Anyway, over the weekend I re-read the free download version of Jim Raggi's Lamentations of the Flame Princess rpg. I was keen to re-examine LotFP in light of the shine I have taken to the Dungeon Crawl Classics beta. Both are grade A examples of post-retro-clone design and I would play either.
Aside from the obvious differences (DCC rpg wants you to use funky dice, LotFP's art will creep up your soul) I made two basic observations.
1) DCC rpg is designed with a lot of razzle-dazzle. This is most obvious in all the new tricks the various classes can do and the spell charts. Heck, running a magic-user with all the extra rules (the spell charts, mercurial magic, spellburn, corruption, spell duels, demonic patrons) could push the play experience completely outside what you consider normal D&D. I've got no great problem with MUs as written in earlier editions, but if you want weirder and less Vancian magic then DCC is your huckleberry.
2) Assuming you aren't weirded out by the artwork then LotFP shines as pretty much the tightest version of D&D ever. This virtue comes across most clearly in the section devoted to what I call "operations", i.e. how to open a door or check for traps or crap like that.

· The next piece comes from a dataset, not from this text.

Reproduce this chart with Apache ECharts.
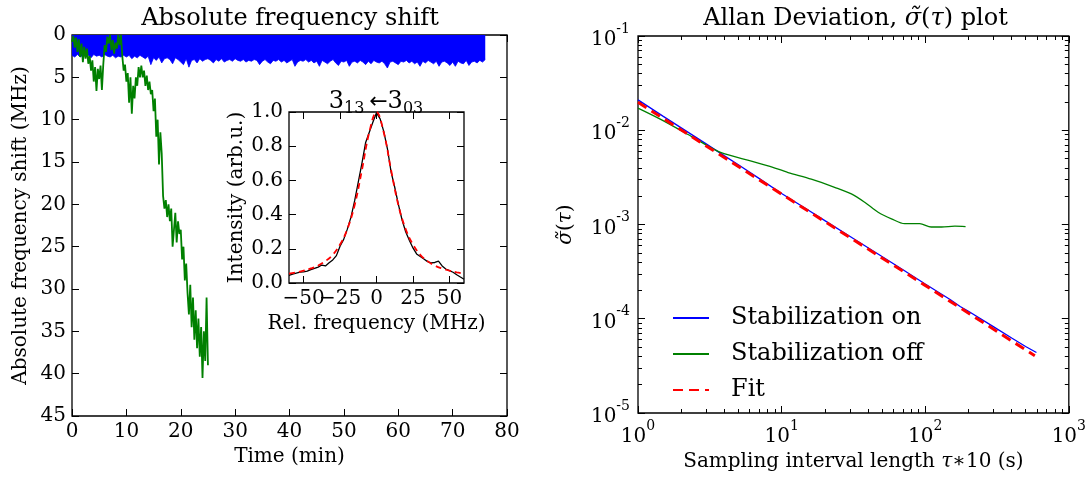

Most reviews of most D&D descendants (and many whole games!) completely skip this stuff because it's usually boring to read, but in actual dungeoneering play these mechanics are crucial. LotFP delivers the best, most coherent set of operations rules I've ever seen.
Again, I like both these games. It's really a matter of what best fits your particular game scene. If you've got players who like to wrestle with new mechanics and you don't mind risking that maybe the game will fall apart under the weight of a bunch of new-fangled widgets, then DCC rpg looks like a rip-roaring good time. If you want a rock solid design that isn't going to trip up the players with too many moving parts, then go with LotFP. DCC rpg appeals to my inner adolescent, with lots of imagined explodey noises and splattering blood. LotFP comes off as the more grown-up option, working efficiently so I don't have to work hard. Of course, the latter feeling might be muted if I had the fullblown version in front of me with all the tits-and-gore artwork.
Part of me wishes I could just cut and paste together a hybrid between the two games, but I'm not sure that really work for me. Each has been designed with its own ethos and I don't think they would ever blend smoothly.